Через город проходила, да и теперь проходит, магистральная дорога, соединяющая восточную Украину с Ростовом и Кавказом. По этой дороге, которую все называли «трассой», беспрерывным потоком, не останавливаясь даже в ночное время, двигались вереницы беженцев из западных областей. Пожилые женщины, старики и многочисленные ребятишки были грязны, нечесаны и как-то по-особенному хмуры. Чувствовалось, что им во время вынужденных скитаний уже пришлось повидать и испытать то, о чем мы не имеем ни малейшего представления. Перемещались беженцы на скрипучих телегах-развалюхах, забитых жалким скарбом — перинами, сундуками, узлами, за которые, проезжая через город, цепко держались руками их обладатели. Были случаи, когда лихие люди, да что греха таить, иногда и наша отчаянная братия, пытались поживиться за счет этих несчастных. Почему-то особенно запомнились тощие полудохлые клячи, которые, понуро качая головами в такт шагам, обреченно тащили свою поклажу. Как разительно отличались они от столь привычных и милых нашему взору выхоленных и крепких кавалерийских коней с кокетливо перевязанными бабками и шашечками на крупе!
Все это были, конечно, грозные симптомы, но сама чудовищная мысль даже о возможности того, что волна фашистского нашествия докатится до нашего Донского края, так удаленного от границ, никак не могла уложиться в голове — должна же ведь когда-то наша могучая армия остановить обнаглевших захватчиков и обратить их в бегство?

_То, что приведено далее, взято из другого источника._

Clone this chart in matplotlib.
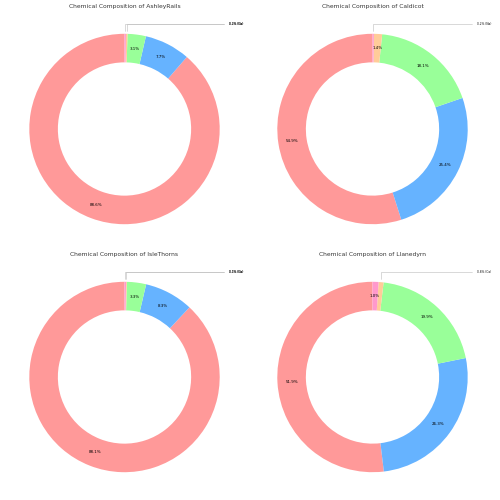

Правда, уже позднее, вспомнился один странный эпизод. Однажды, на займище, вблизи от начала горы, на которой располагался город, место это носило экзотическое название — «Тюлюлюева дача», возвращаясь с речки, мы встретили невиданного нами ранее чужого человека (свои как-то примелькались). Незнакомец, по виду смахивающий на обычного сельского жителя, разговорился и стал высказывать странные вещи — он уверял нас, что скоро по этому займищу будут проходить чужие войска. Мы очень развеселились и подняли его на смех. Однако уже после оккупации мне попалась изданная Германским генеральным штабом военная топографическая карта, на которую с немецкой скрупулезностью были нанесены мало известные детали прилегающих к городу окрестностей: тропки, развалины прежних построек и другие ориентиры, да так подробно, что даже мы, проныры, облазавшие всю округу, о многих из них и не знали. Так что из-за своего легкомыслия мы на этот раз, может быть, упустили реальный шанс поймать настоящего шпиона.